His generation was into Frank Sinatra and others. He felt too old for Elvis when “the king” became popular, telling me he considered Elvis to be a “weirdo” and a “hillbilly.” When the Beatles came over to the US, he thought they “looked like girls,” and made fun of them. George says, “So many changes come” and that modern singers “sound like they’re dying.”
When World War II began in September 1939, the age for new recruits in the United States dropped from 21 to 20. Years later, when the Japanese bombed Pearl Harbor in Hawaii, the age dropped to 18. In January 1943 George Sakoulas joined the army, interrupting his junior year in college. In 1943 the Allies invaded Italy, and the US began shipping Italian prisoners to stateside POW camps. Some were sent to a camp in Tooele, Utah, near Salt Lake City, which had been holding German prisoners already.
George was put in the infantry at first. There his linguistic skills were discovered and he was reassigned to the POW camp in Utah before he saw any fighting. “I hated it,” George tells me. While he was there he made applications to leave. He wanted to fight, not stay in the US. “Everyone wanted to fight,” he says.
“Other forces kept me from the war,” George says.

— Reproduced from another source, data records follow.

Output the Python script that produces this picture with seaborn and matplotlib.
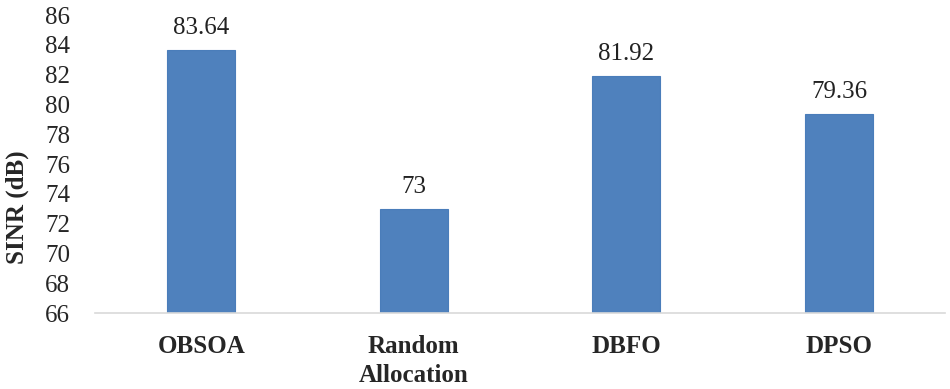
import matplotlib
matplotlib.use('Agg')
import matplotlib.pyplot as plt
import seaborn as sns
import pandas as pd

# Data
methods = ['OBSOA', 'Random\nAllocation', 'DBFO', 'DPSO']
sinr_db = [83.64, 73, 81.92, 79.36]
value_labels = ['83.64', '73', '81.92', '79.36']
y_ticks = list(range(66, 87, 2))

df = pd.DataFrame({'method': methods, 'sinr': sinr_db})

sns.set_style('white')
plt.rcParams['font.family'] = ['Liberation Serif', 'DejaVu Serif']

fig, ax = plt.subplots(figsize=(9.5, 3.89), dpi=100)
sns.barplot(data=df, x='method', y='sinr', color='#4f81bd', width=0.32,
            saturation=1, edgecolor='#4a7dba', linewidth=0.8, ax=ax)

ax.set_ylim(66, 86)
ax.set_yticks(y_ticks)
ax.set_xlim(-0.5, 3.5)

for i, (v, lab) in enumerate(zip(sinr_db, value_labels)):
    ax.text(i, v + 0.75, lab, ha='center', va='bottom', fontsize=18, color='#222222')

ax.set_xlabel('')
ax.set_ylabel('SINR (dB)', fontsize=18, fontweight='bold')
ax.yaxis.set_label_coords(-0.078, 0.355)
ax.tick_params(axis='y', labelsize=18, length=0, pad=18)
ax.tick_params(axis='x', labelsize=18, length=0, pad=16)
for t in ax.get_xticklabels():
    t.set_fontweight('bold')
    t.set_linespacing(1.3)

sns.despine(ax=ax, left=True, top=True, right=True)
ax.spines['bottom'].set_color('#d9d9d9')
ax.spines['bottom'].set_linewidth(1.2)

fig.subplots_adjust(left=0.1, right=0.995, bottom=0.195, top=0.961)
fig.savefig('out.png', dpi=100)
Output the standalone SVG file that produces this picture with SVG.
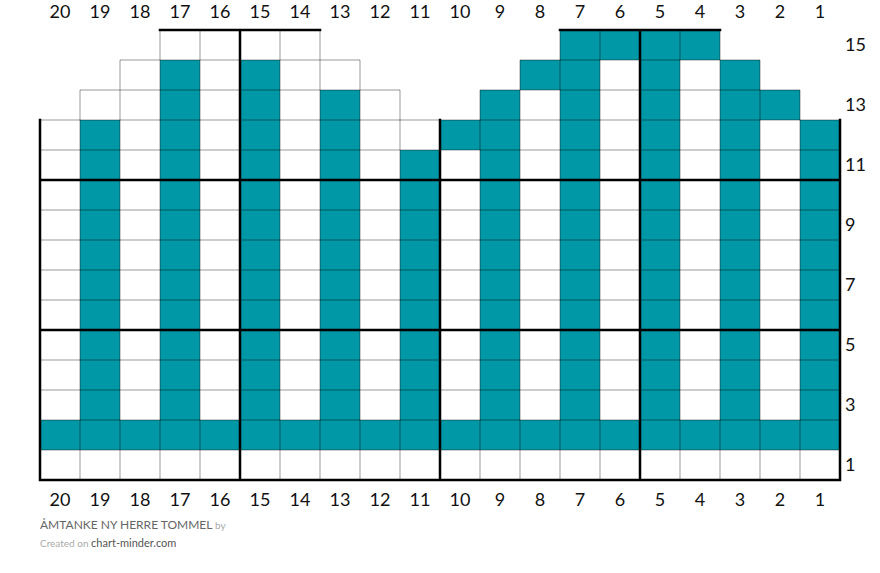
<svg xmlns="http://www.w3.org/2000/svg" width="880" height="573" viewBox="0 0 880 573">
<style>
.w{fill:#ffffff}
.t{fill:#0097a6}
.g{stroke:#000;stroke-opacity:0.4;stroke-width:1;fill:none}
.k{stroke:#000;stroke-width:2.5;fill:none;stroke-linecap:square}
.n{font-family:Lato,"Noto Sans",sans-serif;font-size:18px;fill:#111;text-anchor:middle}
.r{font-family:Lato,"Noto Sans",sans-serif;font-size:18px;fill:#111}
.f1{font-family:Lato,"Noto Sans",sans-serif;font-size:12px;fill:#666}
.f2{font-family:Lato,"Noto Sans",sans-serif;font-size:10px;fill:#aaa}
.f3{font-family:Lato,"Noto Sans",sans-serif;font-size:11px;fill:#555}
</style>
<rect width="880" height="573" fill="#ffffff"/>
<g id="cells">
<rect class="w" x="40" y="120" width="40" height="360"/>
<rect class="w" x="80" y="90" width="40" height="390"/>
<rect class="w" x="120" y="60" width="40" height="420"/>
<rect class="w" x="160" y="30" width="160" height="450"/>
<rect class="w" x="320" y="60" width="40" height="420"/>
<rect class="w" x="360" y="90" width="40" height="390"/>
<rect class="w" x="400" y="120" width="80" height="360"/>
<rect class="w" x="480" y="90" width="40" height="390"/>
<rect class="w" x="520" y="60" width="40" height="420"/>
<rect class="w" x="560" y="30" width="160" height="450"/>
<rect class="w" x="720" y="60" width="40" height="420"/>
<rect class="w" x="760" y="90" width="40" height="390"/>
<rect class="w" x="800" y="120" width="40" height="360"/>
<rect class="t" x="40" y="420" width="800" height="30"/>
<rect class="t" x="80" y="120" width="40" height="300"/>
<rect class="t" x="160" y="60" width="40" height="360"/>
<rect class="t" x="240" y="60" width="40" height="360"/>
<rect class="t" x="320" y="90" width="40" height="330"/>
<rect class="t" x="400" y="150" width="40" height="270"/>
<rect class="t" x="440" y="120" width="40" height="30"/>
<rect class="t" x="480" y="90" width="40" height="330"/>
<rect class="t" x="520" y="60" width="40" height="30"/>
<rect class="t" x="560" y="30" width="40" height="390"/>
<rect class="t" x="600" y="30" width="40" height="30"/>
<rect class="t" x="640" y="30" width="40" height="390"/>
<rect class="t" x="680" y="30" width="40" height="30"/>
<rect class="t" x="720" y="60" width="40" height="360"/>
<rect class="t" x="760" y="90" width="40" height="30"/>
<rect class="t" x="800" y="120" width="40" height="300"/>
</g>
<g id="grid">
<path class="g" d="M40 450H840M40 420H840M40 390H840M40 360H840M40 330H840M40 300H840M40 270H840M40 240H840M40 210H840M40 180H840M40 150H840M40 120H840M80 90H400M480 90H800M120 60H360M520 60H760M160 30H320M560 30H720"/>
<path class="g" d="M40 480V120M80 480V90M120 480V60M160 480V30M200 480V30M240 480V30M280 480V30M320 480V30M360 480V60M400 480V90M440 480V120M480 480V90M520 480V60M560 480V30M600 480V30M640 480V30M680 480V30M720 480V30M760 480V60M800 480V90M840 480V120"/>
<path class="k" d="M40 480H840M40 330H840M40 180H840M160 30H320M560 30H720M40 480V120M240 480V30M440 480V120M640 480V30M840 480V120"/>
</g>
<g id="top-labels">
<text class="n" x="60" y="18">20</text><text class="n" x="100" y="18">19</text><text class="n" x="140" y="18">18</text><text class="n" x="180" y="18">17</text><text class="n" x="220" y="18">16</text><text class="n" x="260" y="18">15</text><text class="n" x="300" y="18">14</text><text class="n" x="340" y="18">13</text><text class="n" x="380" y="18">12</text><text class="n" x="420" y="18">11</text><text class="n" x="460" y="18">10</text><text class="n" x="500" y="18">9</text><text class="n" x="540" y="18">8</text><text class="n" x="580" y="18">7</text><text class="n" x="620" y="18">6</text><text class="n" x="660" y="18">5</text><text class="n" x="700" y="18">4</text><text class="n" x="740" y="18">3</text><text class="n" x="780" y="18">2</text><text class="n" x="820" y="18">1</text>
</g>
<g id="bottom-labels">
<text class="n" x="60" y="506">20</text><text class="n" x="100" y="506">19</text><text class="n" x="140" y="506">18</text><text class="n" x="180" y="506">17</text><text class="n" x="220" y="506">16</text><text class="n" x="260" y="506">15</text><text class="n" x="300" y="506">14</text><text class="n" x="340" y="506">13</text><text class="n" x="380" y="506">12</text><text class="n" x="420" y="506">11</text><text class="n" x="460" y="506">10</text><text class="n" x="500" y="506">9</text><text class="n" x="540" y="506">8</text><text class="n" x="580" y="506">7</text><text class="n" x="620" y="506">6</text><text class="n" x="660" y="506">5</text><text class="n" x="700" y="506">4</text><text class="n" x="740" y="506">3</text><text class="n" x="780" y="506">2</text><text class="n" x="820" y="506">1</text>
</g>
<g id="row-labels">
<text class="r" x="845" y="51">15</text><text class="r" x="845" y="111">13</text><text class="r" x="845" y="171">11</text><text class="r" x="845" y="231">9</text><text class="r" x="845" y="291">7</text><text class="r" x="845" y="351">5</text><text class="r" x="845" y="411">3</text><text class="r" x="845" y="471">1</text>
</g>
<g id="footer">
<text x="40" y="529"><tspan class="f1">ÅMTANKE NY HERRE TOMMEL</tspan><tspan class="f2" font-size="12"> by</tspan></text>
<text x="40" y="547"><tspan class="f2">Created on </tspan><tspan class="f3">chart-minder.com</tspan></text>
</g>
</svg>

The army sent him to language school at Stanford (where he wishes he had finished, since Stanford is a prestigious school nowadays), where he improved his Italian. After that he was taken to Utah. As a translator, his primary job was to translate the commander’s orders. When he arrived at the camp, only Germans were being kept there—no Italians had yet arrived. George’s “baptism of fire,” as he calls it, came when a troop of Italian prisoners was finally brought into the compound. An old colonel who stood by him as the column of soldiers marched through the games.
The colonel pushed George towards them and ordered him to make them halt. George ran out in front, but did not remember the word for “halt.” So instead he shouted out “Stop!” in Italian, and the column obeyed. He later realized “halt” would have done fine; the Italian equivalent is “alt.”
Popoule wants it to be known how well the prisoners were treated. They were not abused in any way. He remembers life at the POW camp well. The Italians were allowed to cook their own food, and he would sometimes go down and eat alongside them, because their food was better than his own. He said he became friends with a lot of nice men.
The POWs were given tools for activities, and George received gifts like paintings. He was amazed to see a few Germans had constructed a small radio. The prisoners, if they attempted to escape (which happened rarely), were locked up for a whole week, with nothing to eat but bread and water. This was the only time prisoners were not treated well.
George oversaw a company of 200 Italian soldiers for the rest of the war. While the Geneva Convention prohibited hard prison labor, the Italians had plenty of tasks to keep them busy.
George never became a freelance writer. When he got back from Utah, he finished college at UMKC, receiving a degree in history and language. He then went into the restaurant business, where he was needed by his family. He married Goldie, my “Yia-Yia” (grandmother) who was also Greek. They met at a picnic at the Greek Orthodox Church, which they now attend regularly.